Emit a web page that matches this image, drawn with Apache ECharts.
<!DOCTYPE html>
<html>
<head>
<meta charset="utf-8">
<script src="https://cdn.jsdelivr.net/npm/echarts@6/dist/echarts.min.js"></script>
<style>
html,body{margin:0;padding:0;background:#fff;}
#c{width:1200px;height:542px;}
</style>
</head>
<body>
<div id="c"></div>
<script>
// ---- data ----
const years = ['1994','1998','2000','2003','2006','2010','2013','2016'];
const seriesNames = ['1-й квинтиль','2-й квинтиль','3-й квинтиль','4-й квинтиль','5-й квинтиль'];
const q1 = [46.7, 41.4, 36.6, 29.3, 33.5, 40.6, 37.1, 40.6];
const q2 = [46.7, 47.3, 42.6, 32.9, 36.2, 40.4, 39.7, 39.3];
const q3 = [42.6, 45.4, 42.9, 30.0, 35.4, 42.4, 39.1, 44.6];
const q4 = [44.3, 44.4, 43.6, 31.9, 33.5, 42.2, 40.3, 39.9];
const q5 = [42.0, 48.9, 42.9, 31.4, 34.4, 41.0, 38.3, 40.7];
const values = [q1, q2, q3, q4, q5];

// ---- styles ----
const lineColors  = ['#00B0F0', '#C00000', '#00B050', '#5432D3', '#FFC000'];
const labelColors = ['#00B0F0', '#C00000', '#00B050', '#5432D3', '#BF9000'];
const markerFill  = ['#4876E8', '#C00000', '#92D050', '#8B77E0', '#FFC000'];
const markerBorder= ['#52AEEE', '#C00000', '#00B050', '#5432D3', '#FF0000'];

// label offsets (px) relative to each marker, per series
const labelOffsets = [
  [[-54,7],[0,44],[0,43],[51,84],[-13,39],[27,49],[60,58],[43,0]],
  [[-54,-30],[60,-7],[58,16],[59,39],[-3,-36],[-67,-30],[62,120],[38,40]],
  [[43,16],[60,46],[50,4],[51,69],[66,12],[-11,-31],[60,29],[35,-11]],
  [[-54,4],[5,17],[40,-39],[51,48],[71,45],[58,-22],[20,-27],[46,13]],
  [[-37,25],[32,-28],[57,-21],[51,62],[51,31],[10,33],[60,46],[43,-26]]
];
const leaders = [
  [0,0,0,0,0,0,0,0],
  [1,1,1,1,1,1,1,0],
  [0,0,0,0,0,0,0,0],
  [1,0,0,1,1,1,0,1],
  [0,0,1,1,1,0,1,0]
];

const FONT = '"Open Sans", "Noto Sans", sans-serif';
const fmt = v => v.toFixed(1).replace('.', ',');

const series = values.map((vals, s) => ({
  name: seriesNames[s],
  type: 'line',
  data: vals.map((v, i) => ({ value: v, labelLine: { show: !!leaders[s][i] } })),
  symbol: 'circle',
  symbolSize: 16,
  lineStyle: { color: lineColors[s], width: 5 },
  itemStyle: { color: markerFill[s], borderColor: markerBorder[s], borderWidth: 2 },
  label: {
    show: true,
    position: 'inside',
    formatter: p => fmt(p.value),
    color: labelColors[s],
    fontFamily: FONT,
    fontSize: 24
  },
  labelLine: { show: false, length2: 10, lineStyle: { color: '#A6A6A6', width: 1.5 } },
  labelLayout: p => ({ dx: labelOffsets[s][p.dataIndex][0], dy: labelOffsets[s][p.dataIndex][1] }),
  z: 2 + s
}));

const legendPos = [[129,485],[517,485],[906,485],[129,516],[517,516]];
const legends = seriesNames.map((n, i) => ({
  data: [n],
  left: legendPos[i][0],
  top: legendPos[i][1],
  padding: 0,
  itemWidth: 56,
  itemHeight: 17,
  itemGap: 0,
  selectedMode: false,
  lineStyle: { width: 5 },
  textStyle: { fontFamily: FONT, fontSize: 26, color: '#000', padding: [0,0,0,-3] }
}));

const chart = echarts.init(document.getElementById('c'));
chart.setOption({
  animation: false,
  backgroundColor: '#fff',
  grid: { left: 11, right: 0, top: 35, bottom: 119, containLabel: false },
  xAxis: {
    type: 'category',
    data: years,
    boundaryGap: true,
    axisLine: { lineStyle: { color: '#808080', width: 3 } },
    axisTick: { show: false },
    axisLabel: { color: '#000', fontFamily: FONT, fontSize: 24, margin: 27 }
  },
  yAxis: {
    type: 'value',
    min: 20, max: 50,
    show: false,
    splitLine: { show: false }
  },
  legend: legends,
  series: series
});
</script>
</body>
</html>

______

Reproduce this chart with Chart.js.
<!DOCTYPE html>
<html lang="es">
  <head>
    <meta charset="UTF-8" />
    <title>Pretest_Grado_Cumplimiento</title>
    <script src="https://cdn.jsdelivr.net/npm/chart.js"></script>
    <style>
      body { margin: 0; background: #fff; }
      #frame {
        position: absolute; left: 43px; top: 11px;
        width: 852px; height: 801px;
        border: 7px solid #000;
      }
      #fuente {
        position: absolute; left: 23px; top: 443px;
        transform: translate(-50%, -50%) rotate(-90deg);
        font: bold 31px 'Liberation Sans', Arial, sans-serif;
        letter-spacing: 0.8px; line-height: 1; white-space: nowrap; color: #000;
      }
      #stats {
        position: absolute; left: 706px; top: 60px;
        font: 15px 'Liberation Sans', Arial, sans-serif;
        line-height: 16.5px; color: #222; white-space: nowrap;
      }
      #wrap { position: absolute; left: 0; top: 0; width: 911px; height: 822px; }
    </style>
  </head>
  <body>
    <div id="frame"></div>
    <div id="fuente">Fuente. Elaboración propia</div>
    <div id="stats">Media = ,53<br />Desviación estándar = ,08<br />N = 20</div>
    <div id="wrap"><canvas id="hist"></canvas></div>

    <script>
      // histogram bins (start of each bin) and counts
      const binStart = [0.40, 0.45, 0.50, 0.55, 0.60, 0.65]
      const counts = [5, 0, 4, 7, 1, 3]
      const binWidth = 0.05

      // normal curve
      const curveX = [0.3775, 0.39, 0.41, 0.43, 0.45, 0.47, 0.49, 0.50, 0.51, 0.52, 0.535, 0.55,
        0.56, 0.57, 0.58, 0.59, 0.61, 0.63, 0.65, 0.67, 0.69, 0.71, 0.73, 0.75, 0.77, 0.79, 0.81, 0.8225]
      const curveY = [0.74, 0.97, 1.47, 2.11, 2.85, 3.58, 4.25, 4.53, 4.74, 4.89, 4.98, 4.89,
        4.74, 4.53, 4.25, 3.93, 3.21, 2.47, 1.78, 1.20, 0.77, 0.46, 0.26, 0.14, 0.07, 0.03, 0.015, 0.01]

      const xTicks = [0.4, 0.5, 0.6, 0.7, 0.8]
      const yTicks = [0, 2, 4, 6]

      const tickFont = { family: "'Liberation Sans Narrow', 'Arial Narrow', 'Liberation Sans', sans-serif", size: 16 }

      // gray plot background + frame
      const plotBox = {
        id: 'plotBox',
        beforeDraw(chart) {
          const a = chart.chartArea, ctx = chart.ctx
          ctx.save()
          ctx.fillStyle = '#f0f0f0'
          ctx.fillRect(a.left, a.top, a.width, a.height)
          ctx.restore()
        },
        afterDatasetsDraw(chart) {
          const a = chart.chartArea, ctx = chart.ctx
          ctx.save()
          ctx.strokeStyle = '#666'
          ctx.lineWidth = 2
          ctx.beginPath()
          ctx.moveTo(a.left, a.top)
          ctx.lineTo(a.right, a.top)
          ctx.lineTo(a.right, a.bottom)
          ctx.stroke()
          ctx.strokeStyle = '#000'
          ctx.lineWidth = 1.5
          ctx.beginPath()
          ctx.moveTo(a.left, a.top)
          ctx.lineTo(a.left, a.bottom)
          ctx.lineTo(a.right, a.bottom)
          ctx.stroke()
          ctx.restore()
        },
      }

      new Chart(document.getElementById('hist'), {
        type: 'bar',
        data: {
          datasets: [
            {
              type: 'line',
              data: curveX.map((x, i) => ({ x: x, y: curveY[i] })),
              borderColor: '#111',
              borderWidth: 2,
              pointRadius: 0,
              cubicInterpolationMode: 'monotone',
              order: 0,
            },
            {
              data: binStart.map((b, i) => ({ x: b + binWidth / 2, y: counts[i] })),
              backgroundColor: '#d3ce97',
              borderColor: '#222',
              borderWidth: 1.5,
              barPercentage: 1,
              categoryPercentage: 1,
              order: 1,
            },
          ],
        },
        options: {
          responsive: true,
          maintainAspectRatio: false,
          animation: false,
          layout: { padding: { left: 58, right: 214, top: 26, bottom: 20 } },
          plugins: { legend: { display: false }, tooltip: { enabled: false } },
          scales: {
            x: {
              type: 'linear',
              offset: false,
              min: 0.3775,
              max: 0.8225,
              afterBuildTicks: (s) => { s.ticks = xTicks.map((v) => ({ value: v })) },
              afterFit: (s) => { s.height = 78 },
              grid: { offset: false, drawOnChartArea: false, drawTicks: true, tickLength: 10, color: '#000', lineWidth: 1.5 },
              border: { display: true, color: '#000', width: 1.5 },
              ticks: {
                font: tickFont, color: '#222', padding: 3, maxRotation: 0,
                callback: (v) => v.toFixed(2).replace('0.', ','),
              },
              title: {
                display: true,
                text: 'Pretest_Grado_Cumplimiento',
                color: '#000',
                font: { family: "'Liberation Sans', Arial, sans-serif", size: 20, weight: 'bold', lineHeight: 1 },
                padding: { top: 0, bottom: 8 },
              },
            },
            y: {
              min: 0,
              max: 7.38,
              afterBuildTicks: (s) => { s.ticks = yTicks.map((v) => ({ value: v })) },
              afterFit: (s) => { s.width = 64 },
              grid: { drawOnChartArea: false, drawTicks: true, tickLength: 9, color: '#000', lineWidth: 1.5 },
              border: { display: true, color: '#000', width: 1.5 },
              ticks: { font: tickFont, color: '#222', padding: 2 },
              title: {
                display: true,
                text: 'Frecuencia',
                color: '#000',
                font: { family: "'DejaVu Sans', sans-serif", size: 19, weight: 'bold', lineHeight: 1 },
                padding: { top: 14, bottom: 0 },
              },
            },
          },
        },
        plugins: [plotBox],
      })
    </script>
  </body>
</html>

______

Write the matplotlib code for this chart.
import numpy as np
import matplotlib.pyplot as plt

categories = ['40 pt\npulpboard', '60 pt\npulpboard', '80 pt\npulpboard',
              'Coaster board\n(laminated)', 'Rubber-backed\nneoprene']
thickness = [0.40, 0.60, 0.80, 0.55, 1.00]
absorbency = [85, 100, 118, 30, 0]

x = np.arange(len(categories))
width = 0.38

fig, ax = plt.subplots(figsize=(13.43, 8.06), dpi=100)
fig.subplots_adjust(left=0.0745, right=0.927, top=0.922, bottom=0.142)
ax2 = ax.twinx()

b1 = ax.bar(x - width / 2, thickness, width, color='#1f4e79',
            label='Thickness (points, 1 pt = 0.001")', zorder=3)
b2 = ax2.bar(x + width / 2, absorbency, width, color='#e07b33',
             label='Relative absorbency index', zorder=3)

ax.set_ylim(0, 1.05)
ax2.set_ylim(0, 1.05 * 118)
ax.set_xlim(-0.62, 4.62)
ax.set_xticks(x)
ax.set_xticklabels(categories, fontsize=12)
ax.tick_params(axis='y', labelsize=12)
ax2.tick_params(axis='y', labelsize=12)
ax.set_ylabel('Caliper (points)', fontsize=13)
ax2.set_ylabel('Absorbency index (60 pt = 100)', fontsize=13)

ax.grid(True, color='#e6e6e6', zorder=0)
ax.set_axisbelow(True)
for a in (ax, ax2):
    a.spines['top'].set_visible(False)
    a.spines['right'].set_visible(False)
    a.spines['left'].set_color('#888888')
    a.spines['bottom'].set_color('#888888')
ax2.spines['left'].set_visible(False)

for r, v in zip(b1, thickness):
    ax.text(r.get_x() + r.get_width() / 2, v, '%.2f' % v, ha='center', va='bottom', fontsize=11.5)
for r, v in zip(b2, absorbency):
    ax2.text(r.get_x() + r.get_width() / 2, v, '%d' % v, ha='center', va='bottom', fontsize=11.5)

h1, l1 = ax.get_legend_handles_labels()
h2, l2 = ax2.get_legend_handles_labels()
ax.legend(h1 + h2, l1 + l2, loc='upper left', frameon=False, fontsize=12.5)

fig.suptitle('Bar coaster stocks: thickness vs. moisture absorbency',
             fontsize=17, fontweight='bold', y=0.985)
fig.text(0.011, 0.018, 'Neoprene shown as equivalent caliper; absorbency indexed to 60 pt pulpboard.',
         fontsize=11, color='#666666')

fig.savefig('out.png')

______

# [Short problem]
Repeat word for word the lines from the line containing "Emit a web page" to the line containing "['#52AEEE', '#C00000', '#00B050', '#5432D3', '#FF0000'];", both lines included; nothing else should appear.

# [Result of the task]
Emit a web page that matches this image, drawn with Apache ECharts.
<!DOCTYPE html>
<html>
<head>
<meta charset="utf-8">
<script src="https://cdn.jsdelivr.net/npm/echarts@6/dist/echarts.min.js"></script>
<style>
html,body{margin:0;padding:0;background:#fff;}
#c{width:1200px;height:542px;}
</style>
</head>
<body>
<div id="c"></div>
<script>
// ---- data ----
const years = ['1994','1998','2000','2003','2006','2010','2013','2016'];
const seriesNames = ['1-й квинтиль','2-й квинтиль','3-й квинтиль','4-й квинтиль','5-й квинтиль'];
const q1 = [46.7, 41.4, 36.6, 29.3, 33.5, 40.6, 37.1, 40.6];
const q2 = [46.7, 47.3, 42.6, 32.9, 36.2, 40.4, 39.7, 39.3];
const q3 = [42.6, 45.4, 42.9, 30.0, 35.4, 42.4, 39.1, 44.6];
const q4 = [44.3, 44.4, 43.6, 31.9, 33.5, 42.2, 40.3, 39.9];
const q5 = [42.0, 48.9, 42.9, 31.4, 34.4, 41.0, 38.3, 40.7];
const values = [q1, q2, q3, q4, q5];

// ---- styles ----
const lineColors  = ['#00B0F0', '#C00000', '#00B050', '#5432D3', '#FFC000'];
const labelColors = ['#00B0F0', '#C00000', '#00B050', '#5432D3', '#BF9000'];
const markerFill  = ['#4876E8', '#C00000', '#92D050', '#8B77E0', '#FFC000'];
const markerBorder= ['#52AEEE', '#C00000', '#00B050', '#5432D3', '#FF0000'];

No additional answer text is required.